(EXERCISE DIRECTIONS) Write out the listing, please, but only from its first line through the line containing "plt.rcParams['font.family'] = ['Liberation", exactly as given and without pictures.

** START INFORMATION PROVIDED **

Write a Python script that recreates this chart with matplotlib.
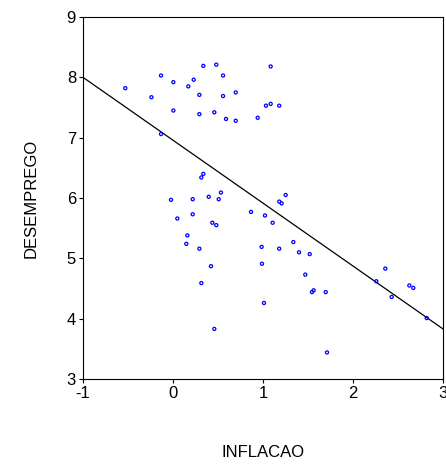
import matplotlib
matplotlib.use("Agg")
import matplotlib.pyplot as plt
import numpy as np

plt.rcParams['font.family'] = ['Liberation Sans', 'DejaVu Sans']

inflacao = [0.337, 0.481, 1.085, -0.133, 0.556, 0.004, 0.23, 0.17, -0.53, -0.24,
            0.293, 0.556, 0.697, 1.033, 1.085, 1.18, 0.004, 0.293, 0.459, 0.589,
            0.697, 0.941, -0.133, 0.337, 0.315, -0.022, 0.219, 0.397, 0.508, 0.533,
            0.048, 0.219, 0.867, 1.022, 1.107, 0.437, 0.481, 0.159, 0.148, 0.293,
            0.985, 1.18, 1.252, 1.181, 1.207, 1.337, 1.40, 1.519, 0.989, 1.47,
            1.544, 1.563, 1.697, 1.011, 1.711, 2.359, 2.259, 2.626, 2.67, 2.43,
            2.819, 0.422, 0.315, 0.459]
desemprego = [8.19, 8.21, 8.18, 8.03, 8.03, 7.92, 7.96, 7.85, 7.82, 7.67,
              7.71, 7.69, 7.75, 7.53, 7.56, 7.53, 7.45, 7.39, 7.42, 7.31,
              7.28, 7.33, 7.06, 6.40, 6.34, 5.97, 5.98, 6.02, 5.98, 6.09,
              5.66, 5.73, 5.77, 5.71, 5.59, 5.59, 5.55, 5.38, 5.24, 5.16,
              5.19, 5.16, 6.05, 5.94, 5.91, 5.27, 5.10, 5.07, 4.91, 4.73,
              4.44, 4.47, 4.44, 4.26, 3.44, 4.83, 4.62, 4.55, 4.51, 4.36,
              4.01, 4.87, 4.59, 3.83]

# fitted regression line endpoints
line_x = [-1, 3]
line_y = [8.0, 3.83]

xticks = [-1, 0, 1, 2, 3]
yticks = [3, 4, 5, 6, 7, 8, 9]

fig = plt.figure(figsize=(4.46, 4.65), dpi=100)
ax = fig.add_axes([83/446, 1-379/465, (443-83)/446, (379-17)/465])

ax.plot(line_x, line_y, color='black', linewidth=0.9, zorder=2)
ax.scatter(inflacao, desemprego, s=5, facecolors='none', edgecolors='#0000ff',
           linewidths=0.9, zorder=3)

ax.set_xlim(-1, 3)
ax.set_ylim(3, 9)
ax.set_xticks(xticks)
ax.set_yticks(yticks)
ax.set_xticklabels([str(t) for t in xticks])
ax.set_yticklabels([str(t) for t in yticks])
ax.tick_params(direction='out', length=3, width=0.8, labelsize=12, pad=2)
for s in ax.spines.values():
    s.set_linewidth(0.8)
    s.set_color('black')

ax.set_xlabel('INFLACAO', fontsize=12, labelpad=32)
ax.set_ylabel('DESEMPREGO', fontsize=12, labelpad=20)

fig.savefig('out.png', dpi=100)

** END INFORMATION PROVIDED **

(FINAL RESULT)
Write a Python script that recreates this chart with matplotlib.
import matplotlib
matplotlib.use("Agg")
import matplotlib.pyplot as plt
import numpy as np

plt.rcParams['font.family'] = ['Liberation Sans', 'DejaVu Sans']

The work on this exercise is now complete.